- **WORK INSTRUCTIONS**
Return the material exactly, first line through the line containing "import * as", and nothing more. Pictures stay out.

- **DATASET CONTENT**
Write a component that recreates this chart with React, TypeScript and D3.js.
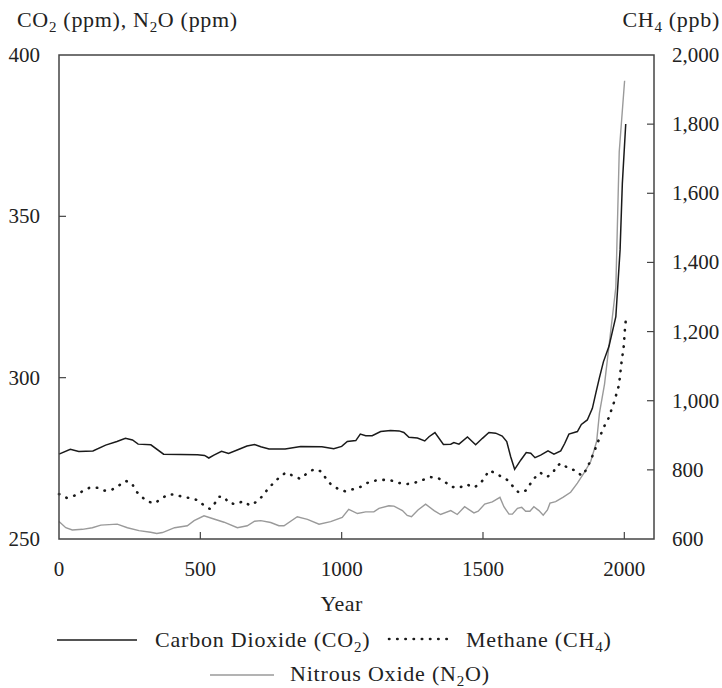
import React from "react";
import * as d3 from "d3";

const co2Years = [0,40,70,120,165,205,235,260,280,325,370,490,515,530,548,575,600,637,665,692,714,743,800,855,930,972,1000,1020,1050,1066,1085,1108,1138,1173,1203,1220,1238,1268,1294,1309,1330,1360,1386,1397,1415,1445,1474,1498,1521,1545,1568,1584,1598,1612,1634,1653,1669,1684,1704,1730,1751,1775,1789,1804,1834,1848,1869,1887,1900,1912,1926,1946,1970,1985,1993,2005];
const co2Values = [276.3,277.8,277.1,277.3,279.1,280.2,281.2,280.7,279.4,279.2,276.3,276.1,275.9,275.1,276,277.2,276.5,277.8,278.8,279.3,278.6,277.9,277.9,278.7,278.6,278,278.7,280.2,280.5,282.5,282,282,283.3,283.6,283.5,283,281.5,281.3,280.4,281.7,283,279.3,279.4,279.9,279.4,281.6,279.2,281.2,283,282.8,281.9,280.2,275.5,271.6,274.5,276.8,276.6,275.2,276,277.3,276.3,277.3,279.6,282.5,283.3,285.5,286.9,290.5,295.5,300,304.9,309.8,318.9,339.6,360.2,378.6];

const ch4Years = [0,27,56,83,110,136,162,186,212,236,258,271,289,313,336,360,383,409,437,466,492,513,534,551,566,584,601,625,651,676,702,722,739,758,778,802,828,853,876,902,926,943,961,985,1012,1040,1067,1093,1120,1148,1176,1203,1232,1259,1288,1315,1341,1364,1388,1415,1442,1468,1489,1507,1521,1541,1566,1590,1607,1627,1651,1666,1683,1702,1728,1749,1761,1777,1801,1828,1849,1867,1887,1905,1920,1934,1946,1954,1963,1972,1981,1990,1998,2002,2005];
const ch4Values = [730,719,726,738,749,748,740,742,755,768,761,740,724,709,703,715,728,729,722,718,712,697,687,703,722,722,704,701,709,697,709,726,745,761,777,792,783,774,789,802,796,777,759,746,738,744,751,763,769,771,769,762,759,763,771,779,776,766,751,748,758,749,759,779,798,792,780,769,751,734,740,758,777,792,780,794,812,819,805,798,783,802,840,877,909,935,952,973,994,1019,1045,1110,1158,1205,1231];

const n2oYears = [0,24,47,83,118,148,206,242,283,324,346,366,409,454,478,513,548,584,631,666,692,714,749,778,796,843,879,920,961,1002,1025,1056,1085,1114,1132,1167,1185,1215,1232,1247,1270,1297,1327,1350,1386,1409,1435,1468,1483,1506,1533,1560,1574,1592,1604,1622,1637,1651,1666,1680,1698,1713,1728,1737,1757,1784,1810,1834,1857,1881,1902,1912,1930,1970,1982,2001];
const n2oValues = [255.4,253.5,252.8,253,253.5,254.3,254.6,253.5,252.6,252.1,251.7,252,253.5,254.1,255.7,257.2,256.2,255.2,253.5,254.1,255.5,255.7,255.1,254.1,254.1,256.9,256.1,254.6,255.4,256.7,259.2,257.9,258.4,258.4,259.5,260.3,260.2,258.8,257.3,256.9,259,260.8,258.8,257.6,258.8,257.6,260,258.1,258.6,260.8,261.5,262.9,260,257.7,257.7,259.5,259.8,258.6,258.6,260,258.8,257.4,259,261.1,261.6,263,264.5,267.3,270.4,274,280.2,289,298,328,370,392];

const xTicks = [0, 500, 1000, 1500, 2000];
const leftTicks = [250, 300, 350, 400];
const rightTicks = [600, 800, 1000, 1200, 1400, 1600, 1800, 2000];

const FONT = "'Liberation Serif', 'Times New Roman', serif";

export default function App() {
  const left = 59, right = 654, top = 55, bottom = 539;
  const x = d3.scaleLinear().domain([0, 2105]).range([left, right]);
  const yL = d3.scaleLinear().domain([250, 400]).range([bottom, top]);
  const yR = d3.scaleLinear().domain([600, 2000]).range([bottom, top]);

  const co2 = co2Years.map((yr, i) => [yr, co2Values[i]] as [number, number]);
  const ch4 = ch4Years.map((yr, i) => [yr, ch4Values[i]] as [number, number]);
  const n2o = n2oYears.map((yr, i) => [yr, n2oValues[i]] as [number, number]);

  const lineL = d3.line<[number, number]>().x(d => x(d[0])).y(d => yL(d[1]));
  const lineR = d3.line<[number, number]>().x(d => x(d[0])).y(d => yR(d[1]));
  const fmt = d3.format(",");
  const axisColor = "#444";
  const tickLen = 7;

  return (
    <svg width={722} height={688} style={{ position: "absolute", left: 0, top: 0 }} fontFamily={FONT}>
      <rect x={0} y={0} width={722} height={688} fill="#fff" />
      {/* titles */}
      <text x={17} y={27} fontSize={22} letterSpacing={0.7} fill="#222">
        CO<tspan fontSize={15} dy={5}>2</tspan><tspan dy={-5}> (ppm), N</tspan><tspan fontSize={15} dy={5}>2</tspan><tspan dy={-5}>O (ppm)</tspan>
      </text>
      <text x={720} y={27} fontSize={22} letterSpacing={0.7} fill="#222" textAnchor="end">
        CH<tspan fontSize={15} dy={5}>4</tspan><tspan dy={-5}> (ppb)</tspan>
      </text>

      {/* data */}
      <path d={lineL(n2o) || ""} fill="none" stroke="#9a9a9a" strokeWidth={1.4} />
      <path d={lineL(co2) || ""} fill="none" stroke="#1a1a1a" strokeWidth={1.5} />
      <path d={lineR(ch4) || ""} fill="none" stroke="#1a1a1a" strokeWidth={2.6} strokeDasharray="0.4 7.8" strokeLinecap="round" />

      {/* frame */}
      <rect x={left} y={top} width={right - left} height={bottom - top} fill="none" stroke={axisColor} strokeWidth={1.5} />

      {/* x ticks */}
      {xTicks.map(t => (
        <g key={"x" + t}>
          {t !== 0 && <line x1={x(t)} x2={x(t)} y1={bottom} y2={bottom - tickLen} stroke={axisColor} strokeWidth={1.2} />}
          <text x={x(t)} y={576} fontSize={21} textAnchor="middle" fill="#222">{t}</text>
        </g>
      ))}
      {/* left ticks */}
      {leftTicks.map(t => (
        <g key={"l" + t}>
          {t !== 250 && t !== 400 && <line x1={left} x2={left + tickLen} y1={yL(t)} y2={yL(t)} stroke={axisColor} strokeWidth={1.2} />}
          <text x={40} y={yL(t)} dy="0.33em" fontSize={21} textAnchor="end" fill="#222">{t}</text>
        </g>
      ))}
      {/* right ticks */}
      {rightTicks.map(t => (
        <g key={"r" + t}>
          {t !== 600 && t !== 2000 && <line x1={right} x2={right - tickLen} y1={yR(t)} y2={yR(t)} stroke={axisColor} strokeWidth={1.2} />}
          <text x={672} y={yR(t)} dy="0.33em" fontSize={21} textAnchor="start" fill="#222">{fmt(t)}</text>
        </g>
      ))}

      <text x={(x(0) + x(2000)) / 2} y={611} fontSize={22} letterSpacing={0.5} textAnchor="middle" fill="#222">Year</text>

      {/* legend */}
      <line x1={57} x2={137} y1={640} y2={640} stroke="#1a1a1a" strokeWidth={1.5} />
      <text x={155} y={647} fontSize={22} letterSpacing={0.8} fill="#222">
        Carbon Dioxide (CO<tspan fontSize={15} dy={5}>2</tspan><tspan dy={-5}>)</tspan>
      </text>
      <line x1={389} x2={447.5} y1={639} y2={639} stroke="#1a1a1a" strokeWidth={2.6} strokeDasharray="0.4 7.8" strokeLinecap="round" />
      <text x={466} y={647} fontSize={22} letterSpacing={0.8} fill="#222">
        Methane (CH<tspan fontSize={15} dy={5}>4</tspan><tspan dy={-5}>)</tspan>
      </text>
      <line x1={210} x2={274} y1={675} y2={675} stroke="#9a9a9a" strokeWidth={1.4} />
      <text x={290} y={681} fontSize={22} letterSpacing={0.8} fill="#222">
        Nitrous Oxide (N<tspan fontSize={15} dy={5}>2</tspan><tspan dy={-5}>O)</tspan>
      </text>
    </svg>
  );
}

- **SOLUTION**
Write a component that recreates this chart with React, TypeScript and D3.js.
import React from "react";
import * as d3 from "d3";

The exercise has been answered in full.